Une rencontre inoubliable et une voix marquante
En 1989, au Festival de San Sebastián, Marisa Paredes rencontre le réalisateur Daniel Schmitt, un moment qui restera gravé dans sa mémoire. Leur amour pour le théâtre les rapproche. "C’est une relation qui continuera jusqu’à la mort parce que son cinéma est éternel", confiait-elle dans un entretien accordé à la Cinémathèque suisse.
Dix ans plus tard, elle décroche le rôle de Becky del Páramo dans Talons aiguilles, un tournant dans sa carrière qu’elle qualifie de "chance incroyable". "Pedro Almodóvar a été mon ami et m’a ouvert les portes du monde", soulignait-elle lors de ce même entretien.
Une collaboration légendaire avec Pedro Almodóvar
La carrière de Marisa Paredes prend une dimension internationale grâce à Pedro Almodóvar, qui la dirige dans six films majeurs. Leur collaboration commence en 1983 avec Dans les ténèbres, où elle incarne une religieuse excentrique. Mais c’est avec Talons aiguilles (1991) que le succès explose. Le film, couronné du César du meilleur film étranger, révèle Marisa dans le rôle iconique de Becky del Páramo. La scène où elle interprète en playback Piensa en mí reste mythique.
Elle poursuit avec La Fleur de mon secret (1995), où elle joue une romancière en crise, puis Tout sur ma mère (1999), hommage vibrant aux mères et aux artistes, récompensé par l’Oscar du meilleur film étranger. Enfin, La Peau que j’habite (2011) scelle leur longue complicité artistique. "Marisa avait une confiance absolue en moi. Elle m’a tout donné", déclarait Almodóvar.
Des rôles inoubliables par-delà des frontières espagnoles
Marisa Paredes se fait connaître également dans des productions internationales. En 1986, elle joue Griselda dans Prison de cristal d’Agustí Villaronga, un rôle sombre et intense. Elle apparaît ensuite dans L’Échine du diable (2001) de Guillermo del Toro, un chef-d’œuvre du cinéma fantastique espagnol.
En 1997, elle travaille avec Roberto Benigni dans La Vie est belle, où elle livre une performance marquante, en dépit d’un rôle secondaire. Pour elle, la qualité des projets est essentielle: "On m’a toujours confié des personnages spéciaux", soulignait-elle.

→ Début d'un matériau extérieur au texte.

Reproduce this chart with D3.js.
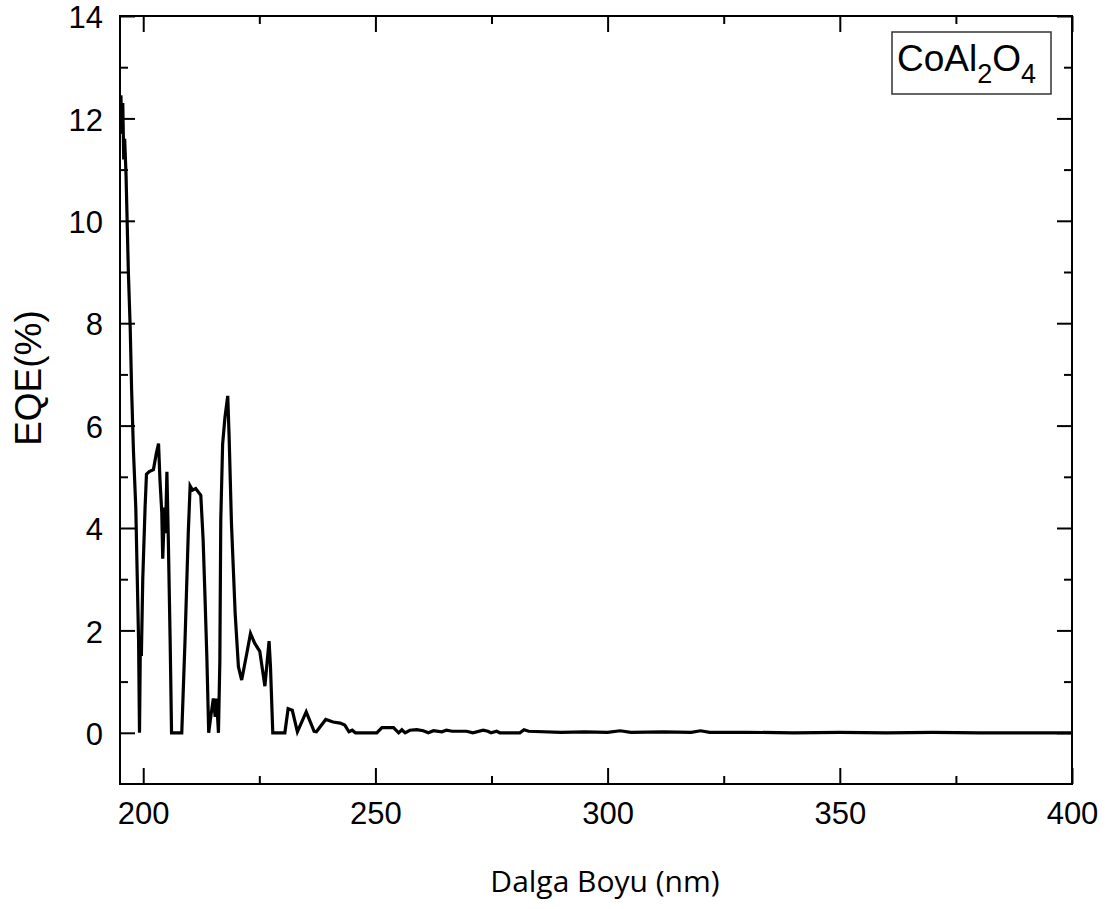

Le théâtre, son premier amour
Passionnée par les planches, Marisa Paredes se forge une carrière théâtrale impressionnante. Elle interprète des œuvres de García Lorca, Tchekhov, Ibsen et Dostoïevski, notamment pour la télévision espagnole. "Lorsque la télévision […] diffusait du théâtre, j’ai joué tous les grands drames. C’était l’âme russe, le grand drame", disait-elle. Elle n’a jamais renié ses racines théâtrales, déclarant: "Le théâtre est ma véritable école. Il m’a appris à ressentir, à transmettre et à incarner."
Engagements et distinctions
Présidente de l’Académie espagnole du cinéma entre 2000 et 2003, Marisa Paredes utilise sa voix pour défendre des causes progressistes. Elle est lauréate de quatre Fotogramas de Plata, de trois prix Sant Jordi, du prix national de cinématographie et d’un Goya d’honneur.
Une disparition saluée par le monde entier
Décédée à 78 ans, Marisa Paredes laisse derrière elle un héritage indélébile. Antonio Banderas l’a saluée comme "une grande dame de l’interprétation", tandis que Penélope Cruz a rendu hommage à "une légende qui nous quitte trop tôt".
Le Premier ministre espagnol Pedro Sánchez a rappelé son engagement pour la démocratie: "Sa présence dans le cinéma et son combat resteront un exemple pour les générations futures." Avec sa voix unique et son charisme, Marisa Paredes demeure une icône du septième art.